Lastly, We find that the award of attorney's fees is proper. It can not be disputed that the proceedings in the extrajudicial foreclosure and the deficiency suit are altogether different. The first is extrajudicial and summary in nature while the second is a court action. Hence, the efforts exerted by the lawyer in these two separate courses of action should be recognized. Besides, the basis of the extrajudicial foreclosure proceeding was the Deed of Real Estate Mortgage, particularly condition No. 7 thereof, where the parties stipulated for a ten percent (10%) attorney's fees to be collected in the event that the mortgage is foreclosed or a legal action is taken to foreclose the mortgage (Appellee's Brief, Rollo, p. 9, italics supplied). However, the proceeds in that sale were insufficient to pay the debt contained in the appellant's promissory note. The appellee was, therefore, constrained to file a deficiency suit, an eventuality not covered by the Deed of Real Estate Mortgage. Necessarily, the basis of this case is the promissory note executed by the appellants. We find that the note itself shows that appellants obligated themselves to pay the sum of ten percent as attorney's fees whether incurred or not, exclusive of cost and other expenses of collection (Records, p. 7).

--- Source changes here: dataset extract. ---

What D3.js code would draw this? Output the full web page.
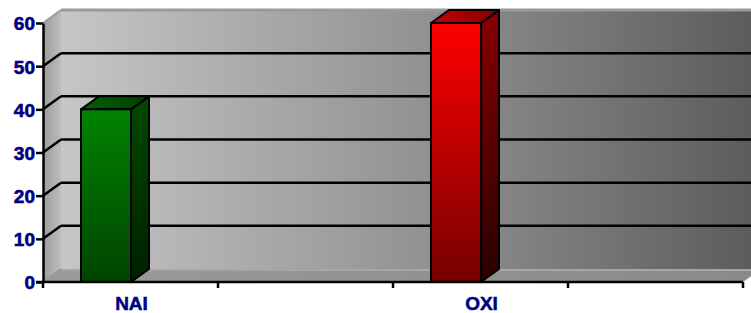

Clearly, the trial court's award of attorney's fees was not without basis. The amount of P2,500.00 awarded as attorney's fees being less than ten percent (10%) of the deficiency sued for is just and proper in the premises.
ACCORDINGLY, the decision appealed from is hereby AFFIRMED. Costs against the appellants.
SO ORDERED.
Narvasa (Chairman), Cruz, Gancayco and Griño-Aquino, JJ., concur.